# Accepted to NYU - Dramatic Writing AMA



## m7oda (Jul 19, 2019)

Hi! This is my AMA!


----------



## princessjasmine (Aug 8, 2019)

Hi! Just saw this, but I’m applying for the MFA in the fall, did you have any professional experience before applying? Or had you written multiple scripts?


----------



## m7oda (Aug 8, 2019)

Yes I did. I've had over four years of experience. Senior staff writer for the arabic version of SNL for four seasons and the headwriter for a few Arabic animated series.


----------



## princessjasmine (Aug 8, 2019)

Oh cool, I’m Lebanese! Do you think that writing about something culturally specific is helpful for the application? Also, did you get a chance to meet your classmates? Thanks for your help


----------



## m7oda (Aug 8, 2019)

I don't know about the stories being culturally specific and I don't think it has to be actually. my entries were a spec script of Rick and Morty and an original script for a Mockumentary series set in the U. S. but the storyline for that episode had something to do with Egypt in a way but I don't think that that counted as something.


----------



## princessjasmine (Aug 8, 2019)

Ah, gotcha! Do you know how many people are in your mfa class? Also, are you in the tv writing division?


----------



## m7oda (Aug 8, 2019)

From what I hear they accept 24 each year. I'm starting at the beginning of September so I don't know anyone yet. Also, I think there are no divisions to join and you simply choose whatever you wanna study and write in your Thesis and chosen courses.


----------



## Chris W (Aug 8, 2019)

m7oda said:


> I'm starting at the beginning of September so I don't know anyone yet.


Please keep us posted on how it's going from time to time when you do start!


----------



## princessjasmine (Aug 8, 2019)

Thank you so much for your help, much appreciated!


----------



## Memz (Aug 20, 2019)

Hey!

Thanks for doing this. I am preparing my application for next years intake. I wanted to ask how you approached and structured your personal statement? We only get 750 words, which is a lot less compared to the other programs. I have a hard time figuring out how to cram in all the answers to their questions in that small space..

Also, what was your impression with regards to what they value most in future candidates? Background, experience, the writing samples or something else?


----------



## m7oda (Sep 10, 2019)

Memz said:


> Hey!
> 
> Thanks for doing this. I am preparing my application for next years intake. I wanted to ask how you approached and structured your personal statement? We only get 750 words, which is a lot less compared to the other programs. I have a hard time figuring out how to cram in all the answers to their questions in that small space..
> 
> Also, what was your impression with regards to what they value most in future candidates? Background, experience, the writing samples or something else?



Sorry for taking so long to answer. I was moving to New York and settling in school. 

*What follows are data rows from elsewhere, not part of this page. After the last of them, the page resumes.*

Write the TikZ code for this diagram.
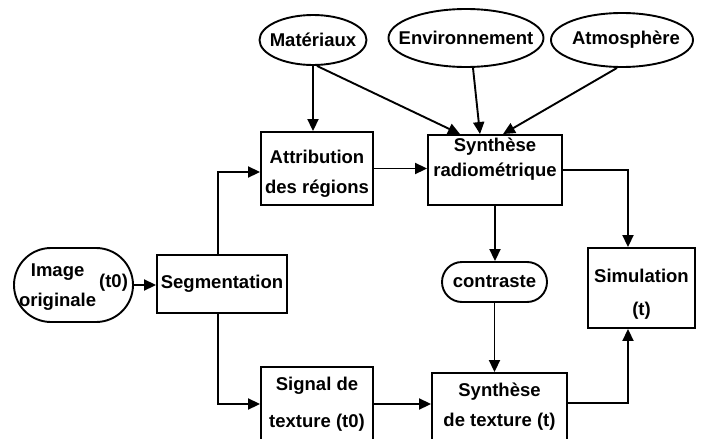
\documentclass[tikz,border=0pt]{standalone}
\usepackage{fontspec}
\setmainfont{Liberation Sans}
\usetikzlibrary{arrows.meta,shapes.geometric}
\begin{document}
\begin{tikzpicture}[x=1pt,y=-1pt,
  every node/.style={font=\fontsize{18.5}{30}\selectfont\bfseries, inner sep=0pt},
  box/.style={draw, line width=1.9pt, rectangle, align=center},
  oval/.style={draw, line width=1.9pt, ellipse},
  pill/.style={draw, line width=1.9pt, rectangle, rounded corners=#1, align=center},
  arr/.style={line width=1.9pt, -{Triangle[length=12pt,width=11pt]}}]
\useasboundingbox (0,0) rectangle (707,439);
\clip (0,0) rectangle (707,439);

% inputs
\node[oval, minimum width=107pt, minimum height=50pt] (mat) at (313,40) {\makebox[0pt]{Matériaux}};
\node[oval, minimum width=155pt, minimum height=58pt] (env) at (466,38) {\makebox[0pt]{Environnement}};
\node[oval, minimum width=142pt, minimum height=54pt] (atm) at (622,40) {\makebox[0pt]{\hspace{8pt}Atmosphère}};

% boxes
\node[box, minimum width=112pt, minimum height=73pt] (att) at (317,168.5)
  {\rule{0pt}{23pt}Attribution\\des régions};
\node[box, minimum width=134pt, minimum height=70pt,
  font=\fontsize{18.5}{25}\selectfont\bfseries] (sr) at (495,170)
  {Synthèse\\radiométrique\\\mbox{}};
\node[box, minimum width=107pt, minimum height=80pt,
  font=\fontsize{18.5}{33}\selectfont\bfseries] (sim) at (641.5,288)
  {\rule{0pt}{25pt}Simulation\\(t)};
\node[box, minimum width=130pt, minimum height=58pt] (seg) at (222,284) {Segmentation};
\node[pill=20pt, minimum width=105pt, minimum height=40pt] (con) at (494.5,282) {contraste};
\node[pill=37pt, minimum width=119pt, minimum height=74pt] (img) at (73.5,285)
  {\begin{tabular}{@{}c@{}}Image\\originale\end{tabular}\hspace{3pt}\raisebox{2pt}{(t0)}};
\node[box, minimum width=112pt, minimum height=74pt,
  font=\fontsize{18.5}{37}\selectfont\bfseries] (sig) at (317,404)
  {Signal de\\texture (t0)};
\node[box, minimum width=135pt, minimum height=68pt] (stx) at (499.5,407)
  {Synthèse\\de texture (t)};

% connectors
\draw[arr] (mat.south) -- (mat.south |- att.north);
\draw[arr] ([xshift=4pt]mat.south) -- ([xshift=-35pt]sr.north);
\draw[arr] ([xshift=7pt]env.south) -- ([xshift=-15pt]sr.north);
\draw[arr] ([xshift=-5pt]atm.south) -- ([xshift=8pt]sr.north);
\draw[arr] (att.east) -- (att.east -| sr.west);
\draw[arr] (sr.east) -| ([xshift=-13.5pt]sim.north);
\draw[arr] (sr.south) -- (sr.south |- con.north);
\draw[arr] (con.south) -- (con.south |- stx.north);
\draw[arr] ([yshift=4pt]stx.east) -| ([xshift=-13.5pt]sim.south);
\draw[arr] (sig.east) -- (sig.east -| stx.west);
\draw[arr] (img.east) -- (img.east -| seg.west);
\draw[arr] ([xshift=-4pt]seg.north) |- ([yshift=-3.5pt]att.west);
\draw[arr] ([xshift=-4pt]seg.south) |- (sig.west);
\end{tikzpicture}
\end{document}
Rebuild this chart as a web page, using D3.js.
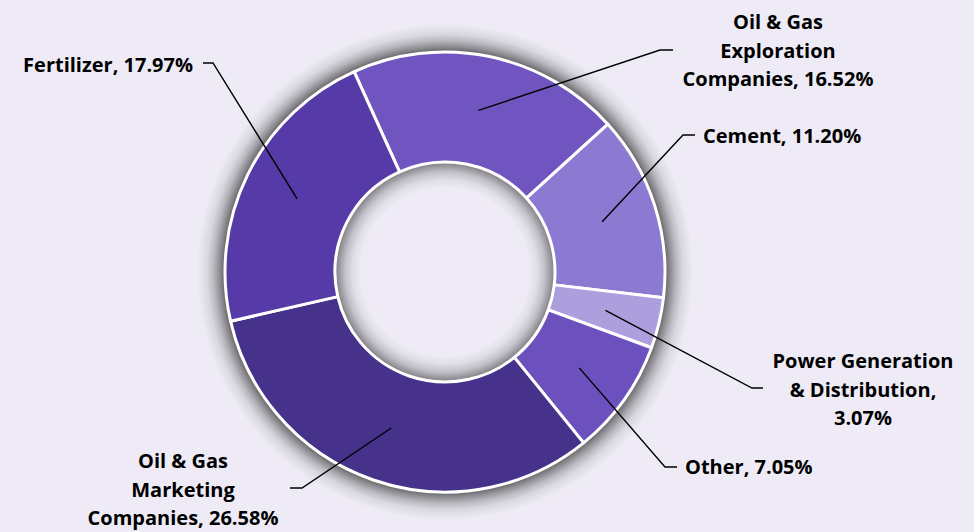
<!DOCTYPE html>
<html>
<head>
<meta charset="utf-8">
<script src="https://cdn.jsdelivr.net/npm/d3@7"></script>
<style>
  html, body { margin: 0; padding: 0; background: #EEEBF6; }
  svg { display: block; }
  .lbl { font-family: "Open Sans", "Lato", sans-serif; font-weight: 700; font-size: 20px; fill: #000; }
</style>
</head>
<body>
<svg id="chart" width="974" height="532"></svg>
<script>
// Sector shares of the portfolio (percent)
const sectors = ["Oil & Gas Exploration Companies", "Cement", "Power Generation & Distribution",
                 "Other", "Oil & Gas Marketing Companies", "Fertilizer"];
const shares  = [16.52, 11.20, 3.07, 7.05, 26.58, 17.97];
// Label text split into lines
const labelLines = [
  ["Oil & Gas", "Exploration", "Companies, 16.52%"],
  ["Cement, 11.20%"],
  ["Power Generation", "& Distribution,", "3.07%"],
  ["Other, 7.05%"],
  ["Oil & Gas", "Marketing", "Companies, 26.58%"],
  ["Fertilizer, 17.97%"]
];
const fills = ["#7055C0", "#8C79D1", "#AD9FDE", "#6C51BE", "#46318B", "#553AA8"];

const W = 974, H = 532;
const cx = 445, cy = 272, rOuter = 220, rInner = 110;

// Label placement relative to the donut centre: text anchor point, anchor side,
// and the elbow where the leader line turns horizontal.
const labelLayout = [
  { tx: 333, ty: -243, anchor: "middle", elbow: [215, -222], end: [228, -222] },
  { tx: 258, ty: -129, anchor: "start",  elbow: [238, -137], end: [250, -137] },
  { tx: 418, ty: 96,   anchor: "middle", elbow: [307, 116],  end: [318, 116] },
  { tx: 240, ty: 202,  anchor: "start",  elbow: [220, 195],  end: [232, 195] },
  { tx: -262, ty: 196, anchor: "middle", elbow: [-143, 216], end: [-155, 216] },
  { tx: -252, ty: -200, anchor: "end",   elbow: [-232, -209], end: [-242, -209] }
];

const svg = d3.select("#chart");
const defs = svg.append("defs");

// Radial shading: a halo outside the ring and an inner shadow in the hole
const haloR = rOuter + 28;
const halo = defs.append("radialGradient").attr("id", "halo")
  .attr("gradientUnits", "userSpaceOnUse").attr("cx", 0).attr("cy", 0).attr("r", haloR);
[[0, 0.78], [rOuter + 1, 0.78], [rOuter + 5, 0.58], [rOuter + 11, 0.32], [rOuter + 18, 0.12], [haloR, 0]]
  .forEach(([r, o]) => halo.append("stop").attr("offset", r / haloR)
    .attr("stop-color", "#444").attr("stop-opacity", o));

const hole = defs.append("radialGradient").attr("id", "hole")
  .attr("gradientUnits", "userSpaceOnUse").attr("cx", 0).attr("cy", 0).attr("r", rInner);
[[0, 0], [rInner - 26, 0], [rInner - 18, 0.08], [rInner - 10, 0.26], [rInner - 4, 0.5], [rInner, 0.68]]
  .forEach(([r, o]) => hole.append("stop").attr("offset", r / rInner)
    .attr("stop-color", "#444").attr("stop-opacity", o));

const g = svg.append("g").attr("transform", `translate(${cx},${cy})`);

// Halo drawn only as an annulus outside the ring, so the hole stays clear
g.append("path")
  .attr("d", d3.arc()({ innerRadius: rOuter - 3, outerRadius: haloR, startAngle: 0, endAngle: 2 * Math.PI }))
  .attr("fill", "url(#halo)");
g.append("circle").attr("cx", 0).attr("cy", 0).attr("r", rInner).attr("fill", "url(#hole)");

const startDeg = -24.4;
const pie = d3.pie().sort(null)
  .startAngle(startDeg * Math.PI / 180)
  .endAngle(startDeg * Math.PI / 180 + 2 * Math.PI)
  .value(d => d);
const arcs = pie(shares);

const arc = d3.arc().innerRadius(rInner).outerRadius(rOuter);
const mid = d3.arc().innerRadius((rInner + rOuter) / 2).outerRadius((rInner + rOuter) / 2);

g.append("g").selectAll("path")
  .data(arcs)
  .join("path")
  .attr("d", arc)
  .attr("fill", (d, i) => fills[i])
  .attr("stroke", "#fff")
  .attr("stroke-width", 3)
  .attr("stroke-linejoin", "round");

// Leader lines from each slice's centroid
g.append("g").selectAll("polyline")
  .data(arcs)
  .join("polyline")
  .attr("points", (d, i) => {
    const c = mid.centroid(d);
    const L = labelLayout[i];
    return [c, L.elbow, L.end].map(p => p.join(",")).join(" ");
  })
  .attr("fill", "none")
  .attr("stroke", "#000")
  .attr("stroke-width", 1.4);

// Labels
const lineH = 28.5;
const labels = g.append("g").selectAll("text")
  .data(arcs)
  .join("text")
  .attr("class", "lbl")
  .attr("text-anchor", (d, i) => labelLayout[i].anchor)
  .attr("x", (d, i) => labelLayout[i].tx)
  .attr("y", (d, i) => labelLayout[i].ty);

labels.each(function(d, i) {
  const t = d3.select(this);
  labelLines[i].forEach((ln, k) => {
    t.append("tspan")
      .attr("x", labelLayout[i].tx)
      .attr("dy", k === 0 ? 0 : lineH)
      .text(ln);
  });
});
</script>
</body>
</html>
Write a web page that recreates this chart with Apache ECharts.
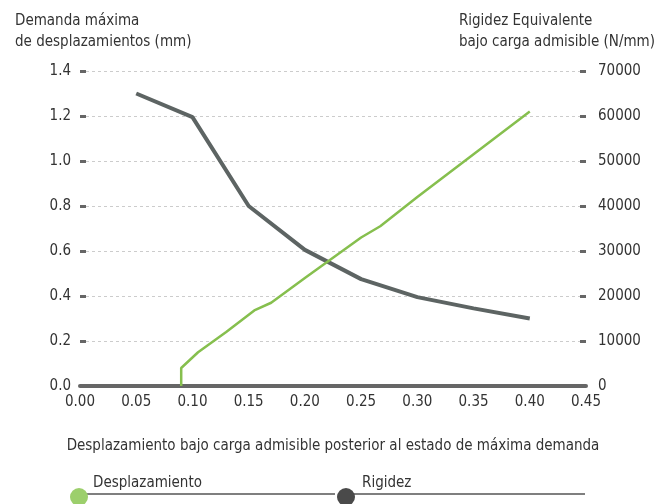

About the personal statement. I've had a personal statement that I applied with to my scholarship and it was a bit longer than what they wanted. so I had to cut some stuff out. As a writer anyway you have to learn how to prioritize and take unnecessary lines from your draft. You just need to show them your background and where you're coming from. Why do you wanna be a writer and what steps did you take towards accomplishing that and how would you be a good fit for the program. at least that's what I think. They don't really care about your professional experience. They just wanna see scripts. from what i know the first step for them is to have professional readers read all the scripts they get. and when these readers feel that "there's something going on" with a script they refer it to faculty members and they examine your application and scripts even further. 
I read some of the scripts of my colleagues this year that they applied with. All I can see in common between all of them is that they were mostly well structured, they were interesting and you could clearly see that the person who wrote this is talented. But still the scripts weren't BRILLIANT or oscar worthy. In the end, we're coming here to learn. we're just showing potential that's all. good luck!


----------



## Memz (Sep 22, 2019)

Hey 

No worries! Thanks for that. Interesting to hear about the process, had no idea that's how they approached the applications.

Good luck with the program and hope you don't mind if circle back later with more questions


----------



## Chris W (Apr 17, 2020)

m7oda said:


> Hi! This is my AMA!


I'm thinking of putting together an article on the site on something like "Film School in the time of COVID" to help current applicants and people who may be attending schools in the fall. I'd love to be able to interview you (or one of the site's writers will) about how the pandemic is currently affecting you at the school and what the school's plans are for the fall if any. Would this be something that you're interested in? 

Thanks! I think it'd be a great help for the people on the site.


----------